Even the homebuilders which have had strong market price performance remain at quite reasonable valuations. Lennar Corp. (LEN.B) is trading at 11X forward earnings despite sell-side consensus projecting substantial growth.
Manufactured housing REITs are a bit pricier with AFFO multiples in the mid-20s, but the organic growth outlook is strong enough that valuation appears reasonable from a PEG (price to earnings growth) type of perspective.
Pricing Does Not Seem to Correlate with Fundamental Outlook
Pricing of publicly traded stocks in the residential vertical seems to be more correlated with volume of activity than forward fundamentals.
Most of these stocks hit all-time highs in 2021 despite it being a time of relatively bad fundamentals. The zero-interest-rate environment threatened to create long-term oversupply, which would eventually choke growth rates.
Rapidly rising rates essentially cured the fundamental outlook by curbing development and ushering in an era of undersupply that is likely to lead to substantial organic NOI growth for existing properties.

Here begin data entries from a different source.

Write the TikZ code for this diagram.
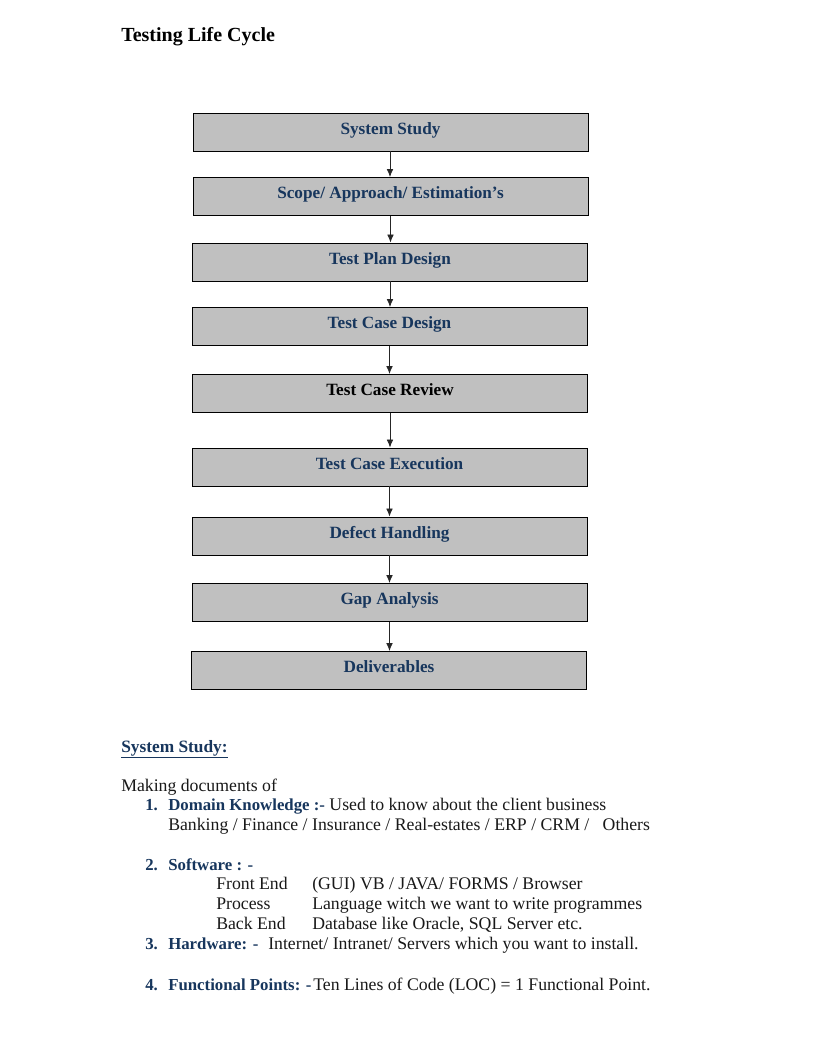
\documentclass[tikz,border=0pt]{standalone}
\usepackage{fontspec}
\setmainfont{Liberation Serif}
\usetikzlibrary{arrows.meta}
\definecolor{navy}{RGB}{23,54,93}
\definecolor{boxgray}{RGB}{192,192,192}
\definecolor{ink}{RGB}{25,25,25}
\begin{document}
\begin{tikzpicture}[x=0.75pt,y=-0.75pt,
  stagebox/.style={draw=black, line width=0.7pt, fill=boxgray, minimum width=296.25pt, minimum height=28.5pt, inner sep=0pt, text height=8pt, text depth=4.5pt, font=\fontsize{12.9}{15}\selectfont\bfseries, text=navy},
  arr/.style={-{Latex[length=6pt,width=5pt]}, line width=0.6pt, draw=black!85},
  txt/.style={anchor=base west, inner sep=0pt, font=\fontsize{13.3}{15}\selectfont, text=ink},
  btxt/.style={anchor=base west, inner sep=0pt, font=\fontsize{12.6}{15}\selectfont\bfseries, text=navy}]
\useasboundingbox (0,0) rectangle (816,1056);
\fill[white] (0,0) rectangle (816,1056);

\node[anchor=base west, inner sep=0pt, font=\fontsize{15}{17}\selectfont\bfseries, text=black] (title) at (121,42) {Testing Life Cycle};

\node[stagebox] (b1) at (390.5,132) {System Study};
\node[stagebox] (b2) at (390.5,196.5) {Scope/ Approach/ Estimation's};
\node[stagebox] (b3) at (390,262) {Test Plan Design};
\node[stagebox] (b4) at (389.5,326.5) {Test Case Design};
\node[stagebox, text=black] (b5) at (390,393.5) {Test Case Review};
\node[stagebox] (b6) at (389.5,467) {Test Case Execution};
\node[stagebox] (b7) at (389.5,536) {Defect Handling};
\node[stagebox] (b8) at (389.5,602.5) {Gap Analysis};
\node[stagebox] (b9) at (389,670.5) {Deliverables};

\draw[arr] (390,151) coordinate (a1) -- (a1 |- b2.north);
\draw[arr] (b2.south) -- (b2.south |- b3.north);
\draw[arr] (b3.south) -- (b3.south |- b4.north);
\draw[arr] (b4.south) -- (b4.south |- b5.north);
\draw[arr] (b5.south) -- (b5.south |- b6.north);
\draw[arr] (b6.south) -- (b6.south |- b7.north);
\draw[arr] (b7.south) -- (b7.south |- b8.north);
\draw[arr] (b8.south) -- (b8.south |- b9.north);

\node[btxt, font=\fontsize{13}{15}\selectfont\bfseries] (hd) at (121,752) {\underline{System Study:}};
\node[txt] (intro) at (121,791) {Making documents of};

\node[btxt] (n1) at (145,810) {1.};
\node[txt] (l1) at (168,810) {\textcolor{navy}{\fontsize{12.6}{15}\selectfont\bfseries Domain Knowledge :-} Used to know about the client business};
\node[txt] (l1b) at (168,830) {Banking / Finance / Insurance / Real-estates / ERP / CRM /~~ Others};

\node[btxt] (n2) at (145,870) {2.};
\node[btxt] (l2) at (168,870) {Software : -};
\node[txt] (fe) at (216,889) {Front End};
\node[txt] (fev) at (312,889) {(GUI) VB / JAVA/ FORMS / Browser};
\node[txt] (pr) at (216,909) {Process};
\node[txt] (prv) at (312,909) {Language witch we want to write programmes};
\node[txt] (be) at (216,929) {Back End};
\node[txt] (bev) at (312,929) {Database like Oracle, SQL Server etc.};

\node[btxt] (n3) at (145,949) {3.};
\node[btxt] (l3) at (168,949) {Hardware: -};
\node[txt] (l3v) at (268,949) {Internet/ Intranet/ Servers which you want to install.};

\node[btxt] (n4) at (145,990) {4.};
\node[btxt] (l4) at (168,990) {Functional Points: -};
\node[txt] (l4v) at (313,990) {Ten Lines of Code (LOC) = 1 Functional Point.};
\end{tikzpicture}
\end{document}
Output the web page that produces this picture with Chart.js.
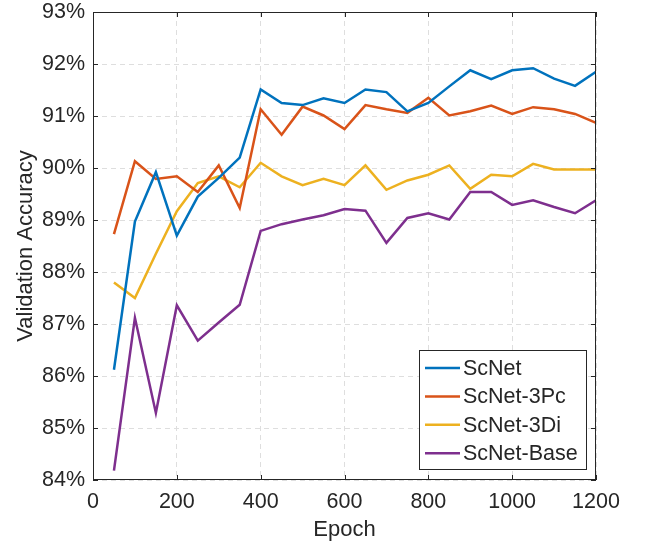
<!DOCTYPE html>
<html lang="en">

<head>
    <meta charset="UTF-8">
    <title>Validation Accuracy</title>
    <script src="https://cdn.jsdelivr.net/npm/chart.js"></script>
    <style>
        body {
            margin: 0;
            background: #ffffff;
        }

        .wrap {
            width: 649px;
            height: 544px;
        }
    </style>
</head>

<body>
    <div class="wrap">
        <canvas id="accChart" width="649" height="544"></canvas>
    </div>

    <script>
        // Data
        const epochs = [50, 100, 150, 200, 250, 300, 350, 400, 450, 500, 550, 600,
            650, 700, 750, 800, 850, 900, 950, 1000, 1050, 1100, 1150, 1200];
        const scnet = [86.12, 88.97, 89.92, 88.70, 89.45, 89.81, 90.20, 91.51, 91.25, 91.21, 91.34, 91.25,
            91.51, 91.46, 91.09, 91.25, 91.57, 91.88, 91.71, 91.88, 91.92, 91.72, 91.58, 91.85];
        const scnet3Pc = [88.73, 90.13, 89.79, 89.84, 89.54, 90.05, 89.23, 91.13, 90.64, 91.18, 91.01, 90.75,
            91.21, 91.13, 91.06, 91.35, 91.01, 91.09, 91.20, 91.04, 91.17, 91.13, 91.04, 90.87];
        const scnet3Di = [87.80, 87.50, 88.35, 89.17, 89.71, 89.84, 89.63, 90.10, 89.84, 89.67, 89.79, 89.67,
            90.05, 89.58, 89.76, 89.87, 90.05, 89.60, 89.87, 89.84, 90.08, 89.97, 89.97, 89.97];
        const scnetBase = [84.18, 87.12, 85.29, 87.36, 86.68, 87.03, 87.37, 88.79, 88.92, 89.01, 89.09, 89.21,
            89.18, 88.56, 89.04, 89.13, 89.01, 89.54, 89.54, 89.29, 89.38, 89.25, 89.13, 89.38];
        const seriesNames = ['ScNet', 'ScNet-3Pc', 'ScNet-3Di', 'ScNet-Base'];
        const seriesColors = ['#0072BD', '#D95319', '#EDB120', '#7E2F8E'];

        const FONT = '"Liberation Sans", Arial, Helvetica, sans-serif';
        const INK = '#262626';

        function toPoints(values) {
            return epochs.map((e, i) => ({ x: e, y: values[i] }));
        }

        const allSeries = [scnet, scnet3Pc, scnet3Di, scnetBase];
        const datasets = allSeries.map((vals, i) => ({
            label: seriesNames[i],
            data: toPoints(vals),
            borderColor: seriesColors[i],
            backgroundColor: seriesColors[i],
            borderWidth: 2.5,
            pointRadius: 0,
            tension: 0,
            fill: false
        }));

        // MATLAB-like box, inward ticks and legend inside the axes
        const matlabBox = {
            id: 'matlabBox',
            afterDraw(chart) {
                const { ctx, chartArea: a, scales } = chart;
                ctx.save();
                ctx.strokeStyle = INK;
                ctx.lineWidth = 1;
                ctx.setLineDash([]);
                ctx.strokeRect(a.left + 0.5, a.top + 0.5, a.right - a.left - 1, a.bottom - a.top - 1);

                // inward ticks on all four sides
                const tl = 5;
                ctx.beginPath();
                scales.x.ticks.forEach(t => {
                    const px = Math.round(scales.x.getPixelForValue(t.value)) + 0.5;
                    ctx.moveTo(px, a.bottom);
                    ctx.lineTo(px, a.bottom - tl);
                    ctx.moveTo(px, a.top);
                    ctx.lineTo(px, a.top + tl);
                });
                scales.y.ticks.forEach(t => {
                    const py = Math.round(scales.y.getPixelForValue(t.value)) + 0.5;
                    ctx.moveTo(a.left, py);
                    ctx.lineTo(a.left + tl, py);
                    ctx.moveTo(a.right, py);
                    ctx.lineTo(a.right - tl, py);
                });
                ctx.stroke();

                // legend
                const bx = 419.5, by = 350.5, bw = 167, bh = 119;
                ctx.fillStyle = '#ffffff';
                ctx.fillRect(bx, by, bw, bh);
                ctx.strokeRect(bx, by, bw, bh);
                ctx.font = '21.5px ' + FONT;
                ctx.textBaseline = 'middle';
                ctx.textAlign = 'left';
                chart.data.datasets.forEach((ds, i) => {
                    const rowY = 368 + i * 28.4;
                    ctx.strokeStyle = ds.borderColor;
                    ctx.lineWidth = 2.5;
                    ctx.beginPath();
                    ctx.moveTo(425, rowY);
                    ctx.lineTo(460, rowY);
                    ctx.stroke();
                    ctx.fillStyle = INK;
                    ctx.fillText(ds.label, 463, rowY + 1);
                });
                ctx.restore();
            }
        };

        const ctxAcc = document.getElementById('accChart').getContext('2d');
        const accChart = new Chart(ctxAcc, {
            type: 'line',
            data: { datasets: datasets },
            options: {
                responsive: false,
                animation: false,
                layout: {
                    padding: { top: 12, right: 53, left: 0, bottom: 0 }
                },
                plugins: {
                    legend: { display: false },
                    tooltip: { enabled: false }
                },
                scales: {
                    x: {
                        type: 'linear',
                        min: 0,
                        max: 1200,
                        ticks: {
                            stepSize: 200,
                            color: INK,
                            padding: 9,
                            maxRotation: 0,
                            font: { family: FONT, size: 21.5 },
                            callback: v => String(v)
                        },
                        grid: { color: '#dedede', drawTicks: false, lineWidth: 1 },
                        border: { display: false, dash: [5, 4] },
                        title: {
                            display: true,
                            text: 'Epoch',
                            color: INK,
                            padding: { top: 0, bottom: 1 },
                            font: { family: FONT, size: 22 }
                        },
                        afterFit(scale) {
                            scale.height = 64;
                            scale.paddingRight = 0;
                            scale.paddingLeft = 0;
                        }
                    },
                    y: {
                        min: 84,
                        max: 93,
                        ticks: {
                            stepSize: 1,
                            color: INK,
                            padding: 8,
                            font: { family: FONT, size: 21.5, lineHeight: 1 },
                            callback: v => v + '%'
                        },
                        grid: { color: '#dedede', drawTicks: false, lineWidth: 1 },
                        border: { display: false, dash: [5, 4] },
                        title: {
                            display: true,
                            text: 'Validation Accuracy',
                            color: INK,
                            padding: { top: 13, bottom: 0 },
                            font: { family: FONT, size: 22 }
                        },
                        afterFit(scale) {
                            scale.width = 93;
                            scale.paddingTop = 0;
                            scale.paddingBottom = 0;
                        }
                    }
                }
            },
            plugins: [matlabBox]
        });
    </script>
</body>

</html>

Yet, the companies are trading at reduced valuations when forward fundamentals are strengthened. We see it as an opportunity.
The Residential Infrastructure Basket
Unforeseen changes to wages, GDP, personal savings rate or even consumer preferences could flex demand between various styles of housing. However, due to the reasons discussed earlier, we see demand for overall housing as largely inevitable.
A balanced investment across the housing spectrum is positioned to benefit regardless of how consumer trends in housing consumption shift.
We own:
- Apartment REITs
- Homebuilders
- Timber REITs
- Manufactured housing communities/developers
- Manufactured housing manufacturers
The overall basket captures growth in demand for housing in whatever form it takes and right now, entry valuation is compelling.
Risk factors for the inflection point thesis
The upward inflection point in NOI growth is predicated upon positive population growth and high construction costs, forcing rental rates/sales prices to a level that makes development viable.
These economic forces will not work if either of the following happens:
- Overall population growth turns negative in the U.S.
- Construction costs decline materially
Historically, population and construction cost have largely gone up over time, but it would behoove investors in residential real estate to watch for policy or economic shifts that could change the pattern.